[BEGIN]

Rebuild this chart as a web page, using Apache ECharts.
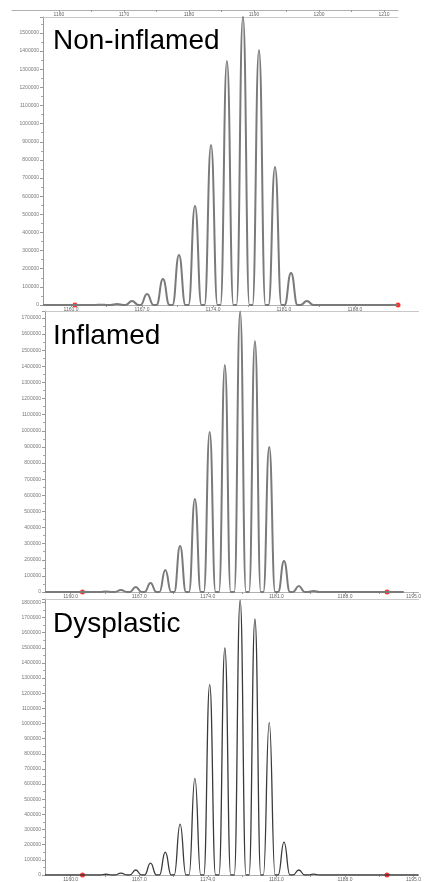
<!DOCTYPE html>
<html>
<head>
<meta charset="utf-8">
<script src="https://cdn.jsdelivr.net/npm/echarts@6/dist/echarts.min.js"></script>
<style>
html,body{margin:0;padding:0;background:#fff}
#main{width:424px;height:882px}
</style>
</head>
<body>
<div id="main"></div>
<script>
// peak centres (m/z) and apex intensities
var mzNon = [1162.96, 1164.54, 1166.02, 1167.50, 1169.07, 1170.65, 1172.23, 1173.81, 1175.38, 1176.96, 1178.54, 1180.12, 1181.70, 1183.27];
var hNon  = [2000, 6000, 22000, 61000, 143000, 276000, 546000, 882000, 1346000, 1590000, 1406000, 761000, 177000, 22000];

var mzLow = [1163.60, 1165.13, 1166.64, 1168.15, 1169.66, 1171.17, 1172.68, 1174.19, 1175.74, 1177.30, 1178.81, 1180.27, 1181.78, 1183.29, 1184.80];
var hInf  = [3000, 12000, 31000, 56000, 136000, 285000, 577000, 993000, 1408000, 1740000, 1557000, 900000, 192000, 37000, 6000];
var hDys  = [5000, 13000, 33000, 79000, 151000, 336000, 638000, 1257000, 1500000, 1815000, 1690000, 1006000, 217000, 33000, 6000];

var titles = ['Non-inflamed', 'Inflamed', 'Dysplastic'];

// axis tick labels
var topLabels = [1160, 1170, 1180, 1190, 1200, 1210];
var nonLabels = [1160, 1167, 1174, 1181, 1188];
var lowLabels = [1160, 1167, 1174, 1181, 1188, 1195];

// red markers on the baseline
var dotsNon = [1160.39, 1192.25];
var dotsLow = [1161.21, 1192.29];

function trace(mz, h, x0, x1, w){
	var d = [[x0, 0]];
	for(var i=0;i<mz.length;i++){
		d.push([mz[i]-w, 0]);
		d.push([mz[i], h[i]]);
		d.push([mz[i]+w, 0]);
	}
	d.push([x1, 0]);
	return d;
}

function withMid(list){
	var out = [];
	for(var i=0;i<list.length;i++){
		out.push(list[i]);
		if(i<list.length-1){
			out.push((list[i]+list[i+1])/2);
		}
	}
	return out;
}

function bottomAxis(grid, min, max, labels, dec){
	return {
		type: 'value', gridIndex: grid, position: 'bottom', min: min, max: max,
		splitLine: {show: false},
		axisLine: {lineStyle: {color: '#b0b0b0', width: 1}},
		axisTick: {show: true, length: 2, customValues: withMid(labels), lineStyle: {color: '#999'}},
		axisLabel: {
			customValues: labels, fontSize: 5, margin: 2, color: '#666',
			fontFamily: 'Liberation Sans',
			formatter: function(v){ return dec ? v.toFixed(1) : String(v); }
		}
	};
}

function lineAxis(grid, min, max){
	return {
		type: 'value', gridIndex: grid, position: 'top', min: min, max: max,
		splitLine: {show: false},
		axisLine: {lineStyle: {color: '#c8c8c8', width: 1}},
		axisTick: {show: false},
		axisLabel: {show: false}
	};
}

function leftAxis(grid, max){
	return {
		type: 'value', gridIndex: grid, min: 0, max: max, interval: 100000,
		splitLine: {show: false},
		axisLine: {show: true, lineStyle: {color: '#999', width: 1}},
		axisTick: {show: true, length: 3, lineStyle: {color: '#999'}},
		minorTick: {show: true, splitNumber: 2, length: 2, lineStyle: {color: '#aaa'}},
		axisLabel: {
			fontSize: 5, margin: 4, color: '#777', fontFamily: 'Liberation Sans',
			showMaxLabel: false,
			formatter: function(v){ return String(v); }
		}
	};
}

var chart = echarts.init(document.getElementById('main'));

var option = {
	animation: false,
	backgroundColor: '#fff',
	grid: [
		{left: 12, right: 26, top: 9, height: 1},
		{left: 43, right: 26, top: 17, height: 288},
		{left: 45, right: 0, top: 311, height: 281},
		{left: 45, right: 0, top: 599, height: 277}
	],
	xAxis: [
		bottomAxis(0, 1152.77, 1212.15, topLabels, false),
		bottomAxis(1, 1157.24, 1192.25, nonLabels, true),
		lineAxis(1, 1157.24, 1192.25),
		bottomAxis(2, 1157.38, 1195.51, lowLabels, true),
		lineAxis(2, 1157.38, 1195.51),
		bottomAxis(3, 1157.38, 1195.51, lowLabels, true),
		lineAxis(3, 1157.38, 1195.51)
	],
	yAxis: [
		{type: 'value', gridIndex: 0, show: false, min: 0, max: 1},
		leftAxis(1, 1588000),
		leftAxis(2, 1743000),
		leftAxis(3, 1822000)
	],
	graphic: [
		{type: 'text', left: 53, top: 27, style: {text: titles[0], font: '28px "Liberation Sans"', fill: '#000'}},
		{type: 'text', left: 53, top: 322, style: {text: titles[1], font: '28px "Liberation Sans"', fill: '#000'}},
		{type: 'text', left: 53, top: 610, style: {text: titles[2], font: '28px "Liberation Sans"', fill: '#000'}}
	],
	series: [
		{
			type: 'line', xAxisIndex: 1, yAxisIndex: 1, showSymbol: false,
			smooth: 0.5, smoothMonotone: 'x', clip: true,
			lineStyle: {color: '#7a7a7a', width: 2},
			data: trace(mzNon, hNon, 1157.24, 1192.25, 0.64)
		},
		{
			type: 'line', xAxisIndex: 3, yAxisIndex: 2, showSymbol: false,
			smooth: 0.5, smoothMonotone: 'x', clip: true,
			lineStyle: {color: '#7a7a7a', width: 2},
			data: trace(mzLow, hInf, 1157.38, 1194.0, 0.6)
		},
		{
			type: 'line', xAxisIndex: 5, yAxisIndex: 3, showSymbol: false,
			smooth: 0.5, smoothMonotone: 'x', clip: true,
			lineStyle: {color: '#3a3a3a', width: 1.3},
			data: trace(mzLow, hDys, 1157.38, 1195.51, 0.6)
		},
		{
			type: 'scatter', xAxisIndex: 1, yAxisIndex: 1, symbolSize: 5,
			itemStyle: {color: '#ff0000'},
			data: dotsNon.map(function(x){ return [x, 0]; })
		},
		{
			type: 'scatter', xAxisIndex: 3, yAxisIndex: 2, symbolSize: 5,
			itemStyle: {color: '#ff0000'},
			data: dotsLow.map(function(x){ return [x, 0]; })
		},
		{
			type: 'scatter', xAxisIndex: 5, yAxisIndex: 3, symbolSize: 5,
			itemStyle: {color: '#ff0000'},
			data: dotsLow.map(function(x){ return [x, 0]; })
		}
	]
};

chart.setOption(option);
</script>
</body>
</html>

[END]

Leave out the pictures and repeat the lines from the start of the material through the line with "var dotsLow = [1161.21, 1192.29];", inclusive.

Rebuild this chart as a web page, using Apache ECharts.
<!DOCTYPE html>
<html>
<head>
<meta charset="utf-8">
<script src="https://cdn.jsdelivr.net/npm/echarts@6/dist/echarts.min.js"></script>
<style>
html,body{margin:0;padding:0;background:#fff}
#main{width:424px;height:882px}
</style>
</head>
<body>
<div id="main"></div>
<script>
// peak centres (m/z) and apex intensities
var mzNon = [1162.96, 1164.54, 1166.02, 1167.50, 1169.07, 1170.65, 1172.23, 1173.81, 1175.38, 1176.96, 1178.54, 1180.12, 1181.70, 1183.27];
var hNon  = [2000, 6000, 22000, 61000, 143000, 276000, 546000, 882000, 1346000, 1590000, 1406000, 761000, 177000, 22000];

var mzLow = [1163.60, 1165.13, 1166.64, 1168.15, 1169.66, 1171.17, 1172.68, 1174.19, 1175.74, 1177.30, 1178.81, 1180.27, 1181.78, 1183.29, 1184.80];
var hInf  = [3000, 12000, 31000, 56000, 136000, 285000, 577000, 993000, 1408000, 1740000, 1557000, 900000, 192000, 37000, 6000];
var hDys  = [5000, 13000, 33000, 79000, 151000, 336000, 638000, 1257000, 1500000, 1815000, 1690000, 1006000, 217000, 33000, 6000];

var titles = ['Non-inflamed', 'Inflamed', 'Dysplastic'];

// axis tick labels
var topLabels = [1160, 1170, 1180, 1190, 1200, 1210];
var nonLabels = [1160, 1167, 1174, 1181, 1188];
var lowLabels = [1160, 1167, 1174, 1181, 1188, 1195];

// red markers on the baseline
var dotsNon = [1160.39, 1192.25];
var dotsLow = [1161.21, 1192.29];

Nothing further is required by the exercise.